Plaster replicas of Parthenon frieze find second life at Herron
March 5, 2013
Plaster replicas of the running frieze created to adorn the most iconic symbol of classical antiquity are once again teaching tools and objets d’art for certain students and professors at Herron School of Art and Design.
But this time around, second-generation casts of the frieze from Greece’s Parthenon are both a testimonial to the prominent role that Herron played in the training of past generations of professional artists, and a springboard to its multidisciplinary collaborations for future generations.
A six-foot panel with the relief figures of running horses hangs as art on a wall in the office of Jason Kelly, director of the IUPUI Arts and Humanities Institute. The plaster artwork is a scaled replica of a section of the 524-foot low-relief marble sculpture created between 443 and 438 B.C. for the Parthenon, a temple to the Greek goddess Athena.
The panel is one from several sets of plaster casts created last summer by Kelly, who teaches history in the School of Liberal Arts at IUPUI; Herron associate professor of art history Jennifer Lee; and then-Herron sculpture student Benjamin Sunderlin. The trio used rubber molds crafted in 2005 from now rare, early 20th-century casts. The exploratory summer project grew out of the partners’ common interests.
A search of the Herron archives reveals that in 1924, the Greek government gave eight life-size casts of Parthenon frieze panels to Herron, then a museum and professional art school under the name John Herron Art Institute.

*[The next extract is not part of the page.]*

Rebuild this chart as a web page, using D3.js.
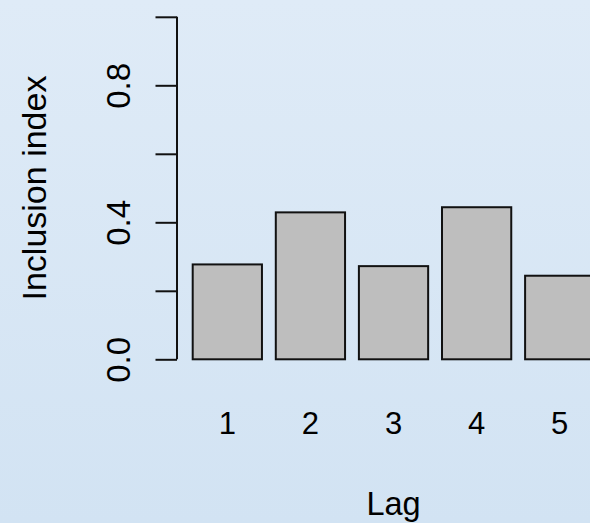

Herron in 1931 purchased 14 scaled plaster casts of sections of the frieze considered most desirable for teaching purposes, according to Kelly.
Herron acquired its “original” casts during the era when museums readily exhibited white plaster casts as stand-ins for genuine antiquities that were then hard to come by, and professional art schools used the plaster casts of the Parthenon sculptures, considered “models of ancient beauty,” as teaching tools for students of drawing.
Plaster Parthenon frieze casts played a prominent role in the history of art and art education over several centuries, beginning with the Renaissance, Lee said.
“Nearly all art schools owned casts of important classical sculptures, which were central to students' training,” Kelly said.
But with time, the use of live nude models became the norm for teaching human illustration, and the use of “fakes” or copies in museums was frowned upon. And the once popular and ubiquitous plaster casts of the Parthenon frieze became obsolete for both intended purposes.
“Most of the art schools just threw their (casts) out with the trash,” Kelly said. “It is actually hard to find full sets of these casts.”
Herron incorporated the obsolete casts into the décor of the walls of its original buildings on North Pennsylvania Street.
When the art school, then a part of Indiana University, made the move to its IUPUI home in Eskenazi Hall in 2005, a Herron student created a set of six rubber molds of the wall casts.
Soon Kelly plans to incorporate the casts into the curriculum for art history students who are studying ancient paintings and will paint the new casts in modern colors.
“I can’t wait to see how undergraduate students in drawing interpret the casts for modern audiences," Kelly said. The Parthenon project is a “great springboard for what we are going to see between IAHI and schools (at IUPUI) into the future.”